What is not understood is why production has not increased in spite of the phenomenal rise in prices. Why are farmers not responding to a market that offers them huge opportunities? It is not that farmers are too conventional to change cropping patterns. They do switch production from one crop to the other depending on prices. Why then does the supply deficit continue?
There are three reasons that have together prevented the market from operating. First, the prices of fruits and vegetables fluctuate widely, making it difficult for the farmer to plan production. Second, there is no infrastructure like cold storage and a cold chain. Third, the markets are monopolized by traders. Consequently, farmers remain outside the market for the most part and are unable to take advantage of higher prices, thereby failing to make up the supply deficit.

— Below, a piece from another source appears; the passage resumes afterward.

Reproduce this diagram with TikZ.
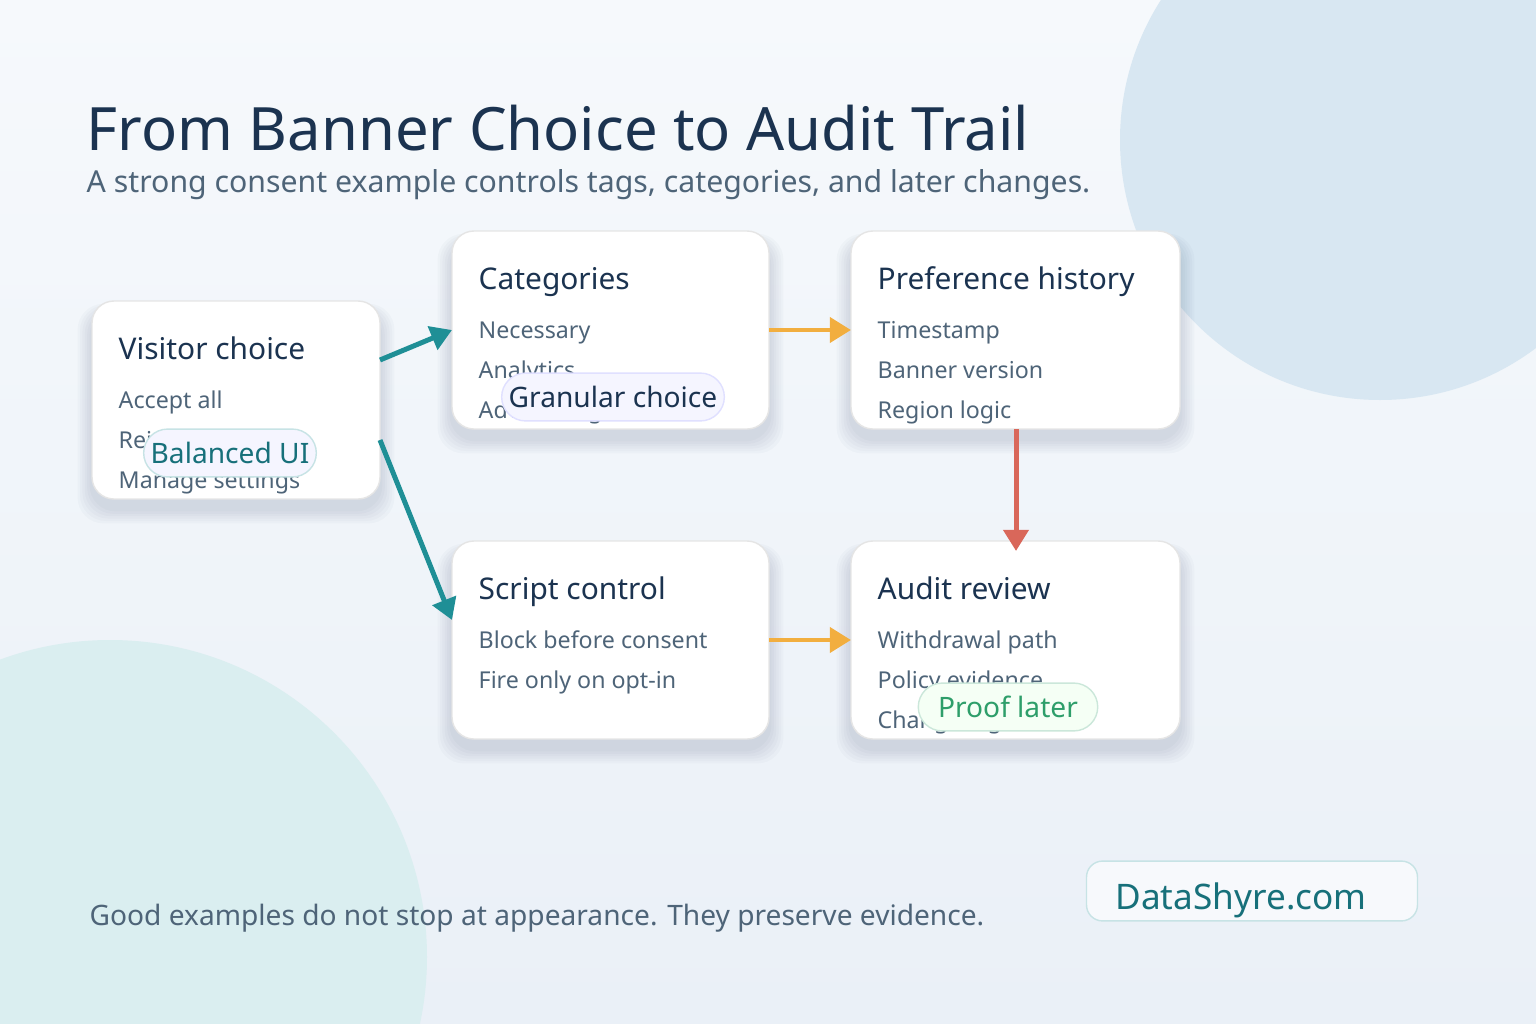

No wonder food inflation persists. The higher rate of interest has no impact on demand for fruits and vegetables or meat and eggs. What is required is action at the farm level. One possibility is for the companies in retail to get into the loop and undertake contract farming. This presumes that the contract is made legally valid and binds the company and the farmer to contractual obligations. That will eliminate the trader, who is presently the principal beneficiary of food inflation.
But there are political pressures that make the elimination of traders difficult. It is no surprise that not many states have withdrawn the agricultural produce marketing act, which forces the farmer to sell only in the local market.
Two types of food are critically important. If production of vegetables and milk increases to catch up with demand, food inflation will drop by two percentage points from 8 to less than 6 percent.